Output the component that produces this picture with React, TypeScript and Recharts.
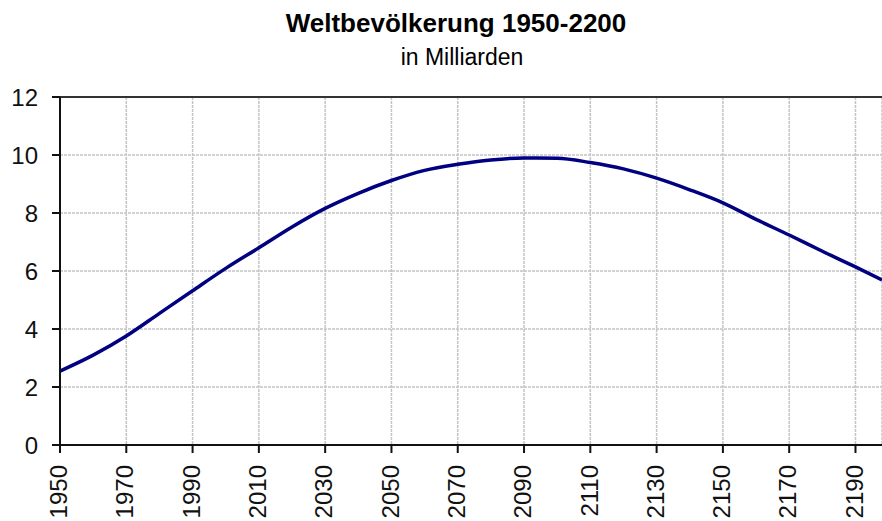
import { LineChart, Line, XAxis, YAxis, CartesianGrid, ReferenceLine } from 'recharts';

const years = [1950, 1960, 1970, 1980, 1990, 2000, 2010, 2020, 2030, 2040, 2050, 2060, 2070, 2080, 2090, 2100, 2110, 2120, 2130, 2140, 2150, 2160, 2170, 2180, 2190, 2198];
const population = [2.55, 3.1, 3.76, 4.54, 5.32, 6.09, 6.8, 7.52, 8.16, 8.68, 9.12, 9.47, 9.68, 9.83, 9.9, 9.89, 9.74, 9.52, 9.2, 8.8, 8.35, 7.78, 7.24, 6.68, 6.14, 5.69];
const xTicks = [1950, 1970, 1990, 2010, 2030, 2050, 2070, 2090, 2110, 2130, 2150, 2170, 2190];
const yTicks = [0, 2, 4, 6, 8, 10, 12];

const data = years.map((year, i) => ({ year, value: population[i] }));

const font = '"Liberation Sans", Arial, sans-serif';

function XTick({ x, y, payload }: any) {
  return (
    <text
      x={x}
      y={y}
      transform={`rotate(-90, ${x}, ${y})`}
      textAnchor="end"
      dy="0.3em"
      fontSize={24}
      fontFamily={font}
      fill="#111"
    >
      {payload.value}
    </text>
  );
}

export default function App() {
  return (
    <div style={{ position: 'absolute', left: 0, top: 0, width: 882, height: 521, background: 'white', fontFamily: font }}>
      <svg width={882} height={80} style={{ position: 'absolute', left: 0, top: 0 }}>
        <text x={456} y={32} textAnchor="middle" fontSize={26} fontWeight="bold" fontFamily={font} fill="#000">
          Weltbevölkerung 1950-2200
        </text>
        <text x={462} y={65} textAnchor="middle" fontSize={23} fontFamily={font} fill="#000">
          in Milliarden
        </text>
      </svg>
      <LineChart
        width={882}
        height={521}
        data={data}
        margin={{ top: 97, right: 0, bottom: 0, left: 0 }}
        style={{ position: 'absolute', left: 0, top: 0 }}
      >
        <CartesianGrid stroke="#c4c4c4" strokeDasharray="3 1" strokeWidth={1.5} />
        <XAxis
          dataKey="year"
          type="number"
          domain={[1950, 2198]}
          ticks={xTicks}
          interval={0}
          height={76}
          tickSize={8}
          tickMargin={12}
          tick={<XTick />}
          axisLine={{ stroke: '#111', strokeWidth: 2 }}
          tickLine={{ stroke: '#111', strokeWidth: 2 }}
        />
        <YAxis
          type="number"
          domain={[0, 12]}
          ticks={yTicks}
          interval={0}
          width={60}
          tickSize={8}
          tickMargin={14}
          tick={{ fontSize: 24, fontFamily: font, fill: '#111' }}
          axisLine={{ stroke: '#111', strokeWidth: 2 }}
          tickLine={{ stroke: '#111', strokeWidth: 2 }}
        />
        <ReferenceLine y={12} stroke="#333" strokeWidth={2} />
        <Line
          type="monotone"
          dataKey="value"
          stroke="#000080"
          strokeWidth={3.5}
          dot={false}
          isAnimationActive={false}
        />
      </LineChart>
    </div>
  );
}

----

Give an exact reproduction of every line, leaving out any picture.

Output the component that produces this picture with React, TypeScript and Recharts.
import { LineChart, Line, XAxis, YAxis, CartesianGrid, ReferenceLine } from 'recharts';

const years = [1950, 1960, 1970, 1980, 1990, 2000, 2010, 2020, 2030, 2040, 2050, 2060, 2070, 2080, 2090, 2100, 2110, 2120, 2130, 2140, 2150, 2160, 2170, 2180, 2190, 2198];
const population = [2.55, 3.1, 3.76, 4.54, 5.32, 6.09, 6.8, 7.52, 8.16, 8.68, 9.12, 9.47, 9.68, 9.83, 9.9, 9.89, 9.74, 9.52, 9.2, 8.8, 8.35, 7.78, 7.24, 6.68, 6.14, 5.69];
const xTicks = [1950, 1970, 1990, 2010, 2030, 2050, 2070, 2090, 2110, 2130, 2150, 2170, 2190];
const yTicks = [0, 2, 4, 6, 8, 10, 12];

const data = years.map((year, i) => ({ year, value: population[i] }));

const font = '"Liberation Sans", Arial, sans-serif';

function XTick({ x, y, payload }: any) {
  return (
    <text
      x={x}
      y={y}
      transform={`rotate(-90, ${x}, ${y})`}
      textAnchor="end"
      dy="0.3em"
      fontSize={24}
      fontFamily={font}
      fill="#111"
    >
      {payload.value}
    </text>
  );
}

export default function App() {
  return (
    <div style={{ position: 'absolute', left: 0, top: 0, width: 882, height: 521, background: 'white', fontFamily: font }}>
      <svg width={882} height={80} style={{ position: 'absolute', left: 0, top: 0 }}>
        <text x={456} y={32} textAnchor="middle" fontSize={26} fontWeight="bold" fontFamily={font} fill="#000">
          Weltbevölkerung 1950-2200
        </text>
        <text x={462} y={65} textAnchor="middle" fontSize={23} fontFamily={font} fill="#000">
          in Milliarden
        </text>
      </svg>
      <LineChart
        width={882}
        height={521}
        data={data}
        margin={{ top: 97, right: 0, bottom: 0, left: 0 }}
        style={{ position: 'absolute', left: 0, top: 0 }}
      >
        <CartesianGrid stroke="#c4c4c4" strokeDasharray="3 1" strokeWidth={1.5} />
        <XAxis
          dataKey="year"
          type="number"
          domain={[1950, 2198]}
          ticks={xTicks}
          interval={0}
          height={76}
          tickSize={8}
          tickMargin={12}
          tick={<XTick />}
          axisLine={{ stroke: '#111', strokeWidth: 2 }}
          tickLine={{ stroke: '#111', strokeWidth: 2 }}
        />
        <YAxis
          type="number"
          domain={[0, 12]}
          ticks={yTicks}
          interval={0}
          width={60}
          tickSize={8}
          tickMargin={14}
          tick={{ fontSize: 24, fontFamily: font, fill: '#111' }}
          axisLine={{ stroke: '#111', strokeWidth: 2 }}
          tickLine={{ stroke: '#111', strokeWidth: 2 }}
        />
        <ReferenceLine y={12} stroke="#333" strokeWidth={2} />
        <Line
          type="monotone"
          dataKey="value"
          stroke="#000080"
          strokeWidth={3.5}
          dot={false}
          isAnimationActive={false}
        />
      </LineChart>
    </div>
  );
}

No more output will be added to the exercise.